--- start EXTRACTED RECORDS ---
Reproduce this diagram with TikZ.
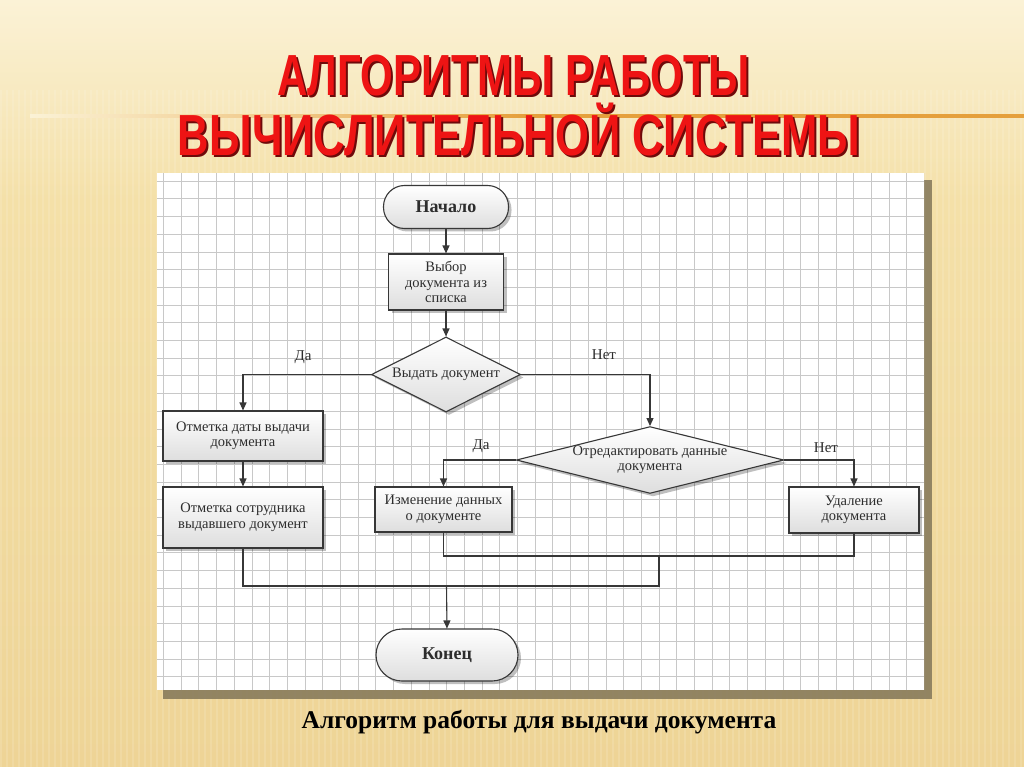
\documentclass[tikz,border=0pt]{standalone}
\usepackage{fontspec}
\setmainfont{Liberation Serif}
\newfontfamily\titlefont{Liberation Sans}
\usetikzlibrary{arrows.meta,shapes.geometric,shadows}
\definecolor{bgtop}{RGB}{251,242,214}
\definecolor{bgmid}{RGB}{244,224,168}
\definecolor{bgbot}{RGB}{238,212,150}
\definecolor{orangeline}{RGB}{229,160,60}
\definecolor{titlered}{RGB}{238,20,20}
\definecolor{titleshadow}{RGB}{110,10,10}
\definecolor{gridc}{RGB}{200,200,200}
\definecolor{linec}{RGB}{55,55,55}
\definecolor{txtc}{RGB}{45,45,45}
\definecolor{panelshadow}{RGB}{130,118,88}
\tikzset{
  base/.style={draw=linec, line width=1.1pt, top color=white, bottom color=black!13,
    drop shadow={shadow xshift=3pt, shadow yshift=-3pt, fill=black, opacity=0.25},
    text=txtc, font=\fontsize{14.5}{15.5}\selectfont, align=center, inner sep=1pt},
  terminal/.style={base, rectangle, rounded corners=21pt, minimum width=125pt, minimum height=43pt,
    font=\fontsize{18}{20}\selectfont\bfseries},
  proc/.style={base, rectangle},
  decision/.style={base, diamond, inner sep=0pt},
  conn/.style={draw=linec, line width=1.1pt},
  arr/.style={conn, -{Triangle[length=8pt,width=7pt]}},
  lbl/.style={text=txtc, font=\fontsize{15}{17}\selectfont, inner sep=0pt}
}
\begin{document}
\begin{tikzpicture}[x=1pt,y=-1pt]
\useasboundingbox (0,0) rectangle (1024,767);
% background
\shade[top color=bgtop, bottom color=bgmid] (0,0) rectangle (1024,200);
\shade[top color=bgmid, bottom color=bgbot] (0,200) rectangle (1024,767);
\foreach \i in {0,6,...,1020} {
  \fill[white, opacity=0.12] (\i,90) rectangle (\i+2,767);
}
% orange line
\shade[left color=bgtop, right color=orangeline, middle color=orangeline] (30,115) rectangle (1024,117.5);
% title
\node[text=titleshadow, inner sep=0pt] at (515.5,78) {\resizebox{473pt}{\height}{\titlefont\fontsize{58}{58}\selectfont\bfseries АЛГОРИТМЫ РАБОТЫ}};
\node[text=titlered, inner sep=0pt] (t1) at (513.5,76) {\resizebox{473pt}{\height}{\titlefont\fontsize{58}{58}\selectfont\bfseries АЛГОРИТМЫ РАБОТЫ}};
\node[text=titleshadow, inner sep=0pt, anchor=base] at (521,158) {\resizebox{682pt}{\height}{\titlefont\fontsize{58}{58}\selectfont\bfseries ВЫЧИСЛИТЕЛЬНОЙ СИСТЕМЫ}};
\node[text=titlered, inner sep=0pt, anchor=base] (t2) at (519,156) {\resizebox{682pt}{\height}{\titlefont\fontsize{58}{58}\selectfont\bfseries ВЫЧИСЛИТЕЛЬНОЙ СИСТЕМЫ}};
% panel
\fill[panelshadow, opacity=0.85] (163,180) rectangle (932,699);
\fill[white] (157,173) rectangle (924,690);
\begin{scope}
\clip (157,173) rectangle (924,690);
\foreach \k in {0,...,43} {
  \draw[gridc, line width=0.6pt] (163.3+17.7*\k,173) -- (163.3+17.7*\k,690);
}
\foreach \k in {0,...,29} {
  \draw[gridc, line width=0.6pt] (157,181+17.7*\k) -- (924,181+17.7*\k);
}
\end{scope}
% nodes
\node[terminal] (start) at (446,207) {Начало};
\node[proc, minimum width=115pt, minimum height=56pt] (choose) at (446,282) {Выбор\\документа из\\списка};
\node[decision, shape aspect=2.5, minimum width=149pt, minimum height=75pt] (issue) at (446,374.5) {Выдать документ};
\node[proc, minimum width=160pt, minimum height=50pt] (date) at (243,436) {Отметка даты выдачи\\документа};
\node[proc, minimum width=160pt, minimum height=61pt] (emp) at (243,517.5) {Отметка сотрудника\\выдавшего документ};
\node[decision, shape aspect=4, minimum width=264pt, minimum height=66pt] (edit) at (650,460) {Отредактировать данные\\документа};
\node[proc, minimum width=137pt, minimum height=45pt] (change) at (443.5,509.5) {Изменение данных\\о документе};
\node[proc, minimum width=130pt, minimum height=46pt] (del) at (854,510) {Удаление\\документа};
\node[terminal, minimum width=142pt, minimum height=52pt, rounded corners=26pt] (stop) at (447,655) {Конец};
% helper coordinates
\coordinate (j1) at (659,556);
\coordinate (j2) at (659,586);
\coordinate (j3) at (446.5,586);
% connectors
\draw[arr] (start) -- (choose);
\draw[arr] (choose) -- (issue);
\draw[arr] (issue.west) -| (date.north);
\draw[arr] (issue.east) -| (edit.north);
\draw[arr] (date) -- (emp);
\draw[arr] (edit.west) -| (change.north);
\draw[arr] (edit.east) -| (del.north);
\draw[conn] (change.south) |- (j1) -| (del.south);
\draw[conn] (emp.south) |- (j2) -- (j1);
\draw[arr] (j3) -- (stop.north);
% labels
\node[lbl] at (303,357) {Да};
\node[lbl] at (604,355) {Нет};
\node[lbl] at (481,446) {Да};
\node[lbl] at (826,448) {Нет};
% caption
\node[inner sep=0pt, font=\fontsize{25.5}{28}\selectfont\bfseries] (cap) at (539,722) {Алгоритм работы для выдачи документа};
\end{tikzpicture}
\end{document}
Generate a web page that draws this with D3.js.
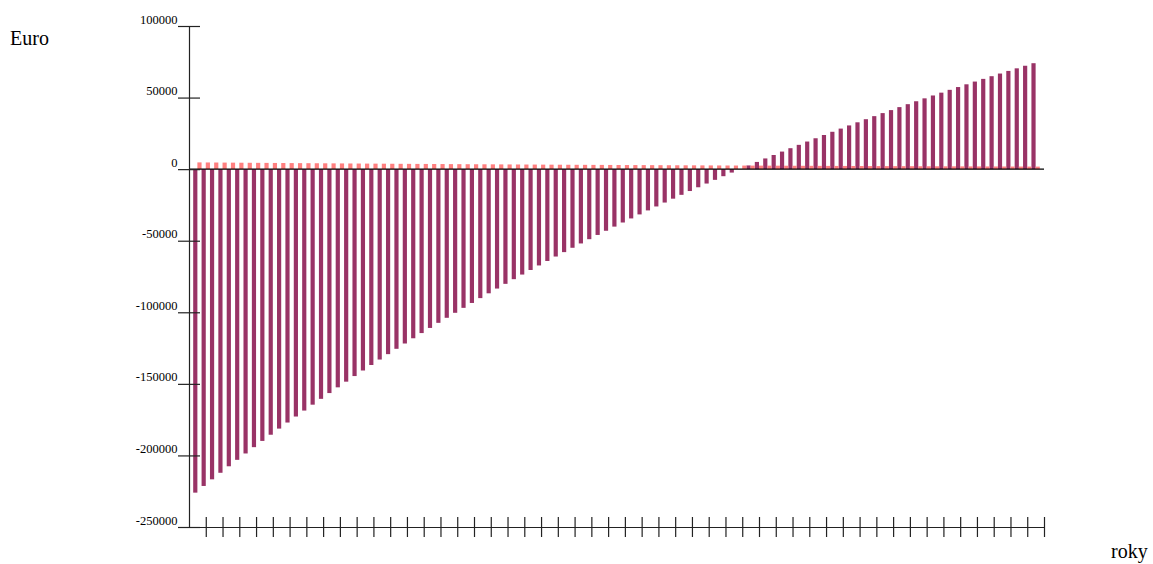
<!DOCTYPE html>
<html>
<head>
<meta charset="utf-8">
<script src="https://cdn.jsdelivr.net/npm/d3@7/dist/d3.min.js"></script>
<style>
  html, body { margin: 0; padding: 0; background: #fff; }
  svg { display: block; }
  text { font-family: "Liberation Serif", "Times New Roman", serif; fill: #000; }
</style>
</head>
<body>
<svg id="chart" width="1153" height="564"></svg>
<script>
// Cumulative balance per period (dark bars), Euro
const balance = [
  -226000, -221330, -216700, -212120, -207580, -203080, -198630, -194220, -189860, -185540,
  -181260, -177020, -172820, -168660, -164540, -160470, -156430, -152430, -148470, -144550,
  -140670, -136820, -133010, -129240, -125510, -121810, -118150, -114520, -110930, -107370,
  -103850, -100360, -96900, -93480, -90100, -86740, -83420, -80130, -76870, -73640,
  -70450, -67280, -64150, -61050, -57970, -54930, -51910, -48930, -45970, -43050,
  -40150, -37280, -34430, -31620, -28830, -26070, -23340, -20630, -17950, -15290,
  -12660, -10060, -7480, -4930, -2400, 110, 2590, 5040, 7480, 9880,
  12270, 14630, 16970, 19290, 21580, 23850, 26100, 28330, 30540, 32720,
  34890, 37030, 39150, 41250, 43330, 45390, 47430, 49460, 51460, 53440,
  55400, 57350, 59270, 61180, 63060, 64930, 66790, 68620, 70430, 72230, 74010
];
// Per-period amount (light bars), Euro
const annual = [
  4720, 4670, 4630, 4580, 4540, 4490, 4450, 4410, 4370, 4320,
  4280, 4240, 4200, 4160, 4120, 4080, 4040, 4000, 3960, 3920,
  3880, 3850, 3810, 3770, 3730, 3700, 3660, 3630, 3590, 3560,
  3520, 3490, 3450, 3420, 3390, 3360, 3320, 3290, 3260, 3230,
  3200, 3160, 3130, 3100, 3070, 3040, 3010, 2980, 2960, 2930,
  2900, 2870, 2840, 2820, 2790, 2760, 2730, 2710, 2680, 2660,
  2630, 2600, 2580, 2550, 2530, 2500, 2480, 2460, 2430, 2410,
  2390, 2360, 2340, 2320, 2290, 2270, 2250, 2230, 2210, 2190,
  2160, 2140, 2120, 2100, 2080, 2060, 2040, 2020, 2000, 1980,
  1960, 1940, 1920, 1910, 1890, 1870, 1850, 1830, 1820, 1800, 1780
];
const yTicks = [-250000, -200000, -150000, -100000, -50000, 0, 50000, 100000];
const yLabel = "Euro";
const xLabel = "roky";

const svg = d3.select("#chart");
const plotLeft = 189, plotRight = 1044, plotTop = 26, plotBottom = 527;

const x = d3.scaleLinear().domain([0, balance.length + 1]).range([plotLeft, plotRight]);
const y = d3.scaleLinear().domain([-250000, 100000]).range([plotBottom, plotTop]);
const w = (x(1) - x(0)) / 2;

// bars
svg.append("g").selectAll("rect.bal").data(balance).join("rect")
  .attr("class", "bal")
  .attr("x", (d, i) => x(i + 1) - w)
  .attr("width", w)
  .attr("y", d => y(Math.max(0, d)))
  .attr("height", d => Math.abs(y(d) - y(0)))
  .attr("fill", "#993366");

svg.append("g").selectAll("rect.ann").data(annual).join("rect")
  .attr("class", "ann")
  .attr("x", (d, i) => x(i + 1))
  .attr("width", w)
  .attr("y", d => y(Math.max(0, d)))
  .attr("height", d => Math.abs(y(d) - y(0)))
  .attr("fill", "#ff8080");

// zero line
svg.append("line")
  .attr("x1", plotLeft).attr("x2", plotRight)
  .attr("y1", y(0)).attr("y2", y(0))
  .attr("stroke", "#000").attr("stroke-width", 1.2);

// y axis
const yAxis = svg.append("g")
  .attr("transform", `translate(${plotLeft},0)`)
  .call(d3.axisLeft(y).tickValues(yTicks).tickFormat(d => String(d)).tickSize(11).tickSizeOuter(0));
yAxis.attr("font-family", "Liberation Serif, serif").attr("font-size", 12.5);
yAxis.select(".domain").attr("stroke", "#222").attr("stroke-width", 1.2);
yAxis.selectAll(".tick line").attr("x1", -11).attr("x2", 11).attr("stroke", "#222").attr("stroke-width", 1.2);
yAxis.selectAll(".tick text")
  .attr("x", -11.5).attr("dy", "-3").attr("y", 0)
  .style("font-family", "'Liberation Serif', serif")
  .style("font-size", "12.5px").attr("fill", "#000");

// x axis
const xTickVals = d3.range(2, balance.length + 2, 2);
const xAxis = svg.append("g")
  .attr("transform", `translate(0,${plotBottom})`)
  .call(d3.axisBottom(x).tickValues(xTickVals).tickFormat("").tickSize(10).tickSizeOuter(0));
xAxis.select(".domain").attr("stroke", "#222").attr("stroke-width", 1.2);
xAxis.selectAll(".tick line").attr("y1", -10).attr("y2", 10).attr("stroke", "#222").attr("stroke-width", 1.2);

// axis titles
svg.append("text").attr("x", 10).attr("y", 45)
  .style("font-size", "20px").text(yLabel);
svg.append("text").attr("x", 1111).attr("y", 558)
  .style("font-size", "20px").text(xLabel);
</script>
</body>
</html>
--- end EXTRACTED RECORDS ---
From the data, collect all lines where the string "with" appears.

*WRITTEN REPLY*.
Reproduce this diagram with TikZ.
Generate a web page that draws this with D3.js.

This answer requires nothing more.